* **Goal**
Omit every picture, and retype the lines that run from the beginning of the data below through the line containing "return (x - L) / PW", inclusive.

[start]

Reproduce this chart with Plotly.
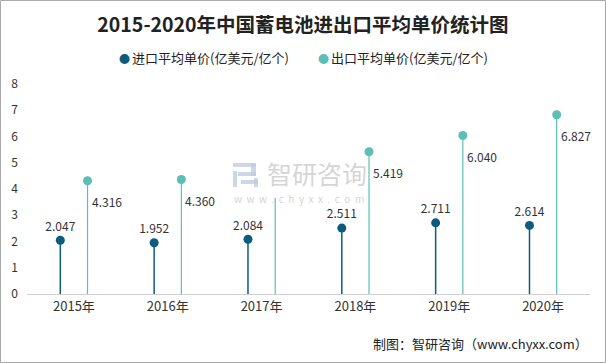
import plotly.graph_objects as go

years = ["2015年", "2016年", "2017年", "2018年", "2019年", "2020年"]
import_price = [2.047, 1.952, 2.084, 2.511, 2.711, 2.614]
export_price = [4.316, 4.360, 3.66, 5.419, 6.040, 6.827]
export_labels = ["4.316", "4.360", "", "5.419", "6.040", "6.827"]
import_name = "进口平均单价(亿美元/亿个)"
export_name = "出口平均单价(亿美元/亿个)"

C_IMP = "#0c5c7e"
C_EXP = "#5cbfb6"
FONT = "Noto Sans CJK SC, Microsoft YaHei, sans-serif"
off = 0.145

L, R, T, B = 27, 16, 84, 69
PW, PH = 606 - L - R, 363 - T - B


def px(x):
    return (x - L) / PW


def py(y):
    return (363 - B - y) / PH


xi = [i - off for i in range(len(years))]
xe = [i + off for i in range(len(years))]


def stems(xs, ys):
    sx, sy = [], []
    for x, y in zip(xs, ys):
        sx += [x, x, None]
        sy += [0, y, None]
    return sx, sy


fig = go.Figure()
sx, sy = stems(xi, import_price)
fig.add_trace(go.Scatter(x=sx, y=sy, mode="lines", line=dict(color=C_IMP, width=1.5),
                         showlegend=False, hoverinfo="skip"))
sx, sy = stems(xe, export_price)
fig.add_trace(go.Scatter(x=sx, y=sy, mode="lines", line=dict(color=C_EXP, width=1.2),
                         showlegend=False, hoverinfo="skip"))
fig.add_trace(go.Scatter(x=xi, y=import_price, mode="markers+text", name=import_name,
                         marker=dict(color=C_IMP, size=9),
                         text=[f"{v:.3f}" for v in import_price], textposition="top center",
                         textfont=dict(size=12, color="#333333", family=FONT),
                         showlegend=False))
fig.add_trace(go.Scatter(x=xe, y=[v if l else None for v, l in zip(export_price, export_labels)],
                         mode="markers", name=export_name,
                         marker=dict(color=C_EXP, size=9), showlegend=False))

for x, y, l in zip(xe, export_price, export_labels):
    if l:
        fig.add_annotation(x=x, y=y, text=l, showarrow=False, xanchor="left", yanchor="middle",
                           xshift=2, yshift=-21, font=dict(size=12, color="#333333", family=FONT))

# legend (manual, for exact placement)
for dot_x, color, name in [(124, C_IMP, import_name), (323, C_EXP, export_name)]:
    fig.add_annotation(xref="paper", yref="paper", x=px(dot_x), y=py(58), text="●",
                       showarrow=False, xanchor="center", yanchor="middle",
                       font=dict(size=11, color=color, family=FONT))
    fig.add_annotation(xref="paper", yref="paper", x=px(dot_x + 6), y=py(57), text=name,
                       showarrow=False, xanchor="left", yanchor="middle",
                       font=dict(size=13, color="#222222", family=FONT))

# watermark
fig.add_annotation(xref="paper", yref="paper", x=px(265), y=py(173),
                   text="智研咨询", showarrow=False, xanchor="left", yanchor="middle",
                   font=dict(size=25, color="rgba(185,185,185,0.6)", family=FONT))
fig.add_annotation(xref="paper", yref="paper", x=px(232), y=py(198),
                   text="w  w  w  .  c  h  y  x  x  .  c  o  m", showarrow=False,
                   xanchor="left", yanchor="middle",
                   font=dict(size=10, color="rgba(185,185,185,0.65)", family=FONT))
logo = "rgba(190,202,222,0.75)"
for x0, y0, x1, y1 in [(233, 163, 256, 167), (251, 163, 256, 176), (238, 172, 256, 176),
                       (233, 171, 237, 187), (241, 180, 258, 184), (254, 178, 258, 187)]:
    fig.add_shape(type="rect", xref="paper", yref="paper", x0=px(x0), x1=px(x1),
                  y0=py(y1), y1=py(y0), line=dict(width=0), fillcolor=logo, layer="below")

# footer
fig.add_annotation(xref="paper", yref="paper", x=px(590), y=py(343),
                   text="制图：智研咨询（www.chyxx.com）", showarrow=False,
                   xanchor="right", yanchor="middle",
                   font=dict(size=13, color="#222222", family=FONT))

# border
fig.add_shape(type="rect", xref="paper", yref="paper",
              x0=px(0.5), x1=px(605.5), y0=py(362.5), y1=py(0.5),
              line=dict(color="#aaaaaa", width=1))

fig.update_layout(
    width=606, height=363,
    margin=dict(l=L, r=R, t=T, b=B, autoexpand=False),
    paper_bgcolor="white", plot_bgcolor="white",
    title=dict(text="<b>2015-2020年中国蓄电池进出口平均单价统计图</b>", x=0.5, xanchor="center",
               y=1 - 25 / 363, yanchor="middle",
               font=dict(size=19.5, color="#222222", family=FONT)),
    font=dict(family=FONT),
    showlegend=False,
)
fig.update_xaxes(range=[-0.5, 5.5], tickvals=list(range(len(years))), ticktext=years,
                 showgrid=False, zeroline=False, showline=True, linecolor="#d0d0d0", linewidth=1,
                 ticks="", tickfont=dict(size=13, color="#333333", family=FONT), fixedrange=True)
fig.update_yaxes(range=[0, 8], dtick=1, showgrid=False, zeroline=False, showline=False,
                 ticks="", ticklabelstandoff=8, tickfont=dict(size=12, color="#333333", family=FONT))

fig.write_html("out.html", config={"displayModeBar": False},
               post_script="document.body.style.margin='0';document.body.style.overflow='hidden';")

[end]

* **The reply**
Reproduce this chart with Plotly.
import plotly.graph_objects as go

years = ["2015年", "2016年", "2017年", "2018年", "2019年", "2020年"]
import_price = [2.047, 1.952, 2.084, 2.511, 2.711, 2.614]
export_price = [4.316, 4.360, 3.66, 5.419, 6.040, 6.827]
export_labels = ["4.316", "4.360", "", "5.419", "6.040", "6.827"]
import_name = "进口平均单价(亿美元/亿个)"
export_name = "出口平均单价(亿美元/亿个)"

C_IMP = "#0c5c7e"
C_EXP = "#5cbfb6"
FONT = "Noto Sans CJK SC, Microsoft YaHei, sans-serif"
off = 0.145

L, R, T, B = 27, 16, 84, 69
PW, PH = 606 - L - R, 363 - T - B


def px(x):
    return (x - L) / PW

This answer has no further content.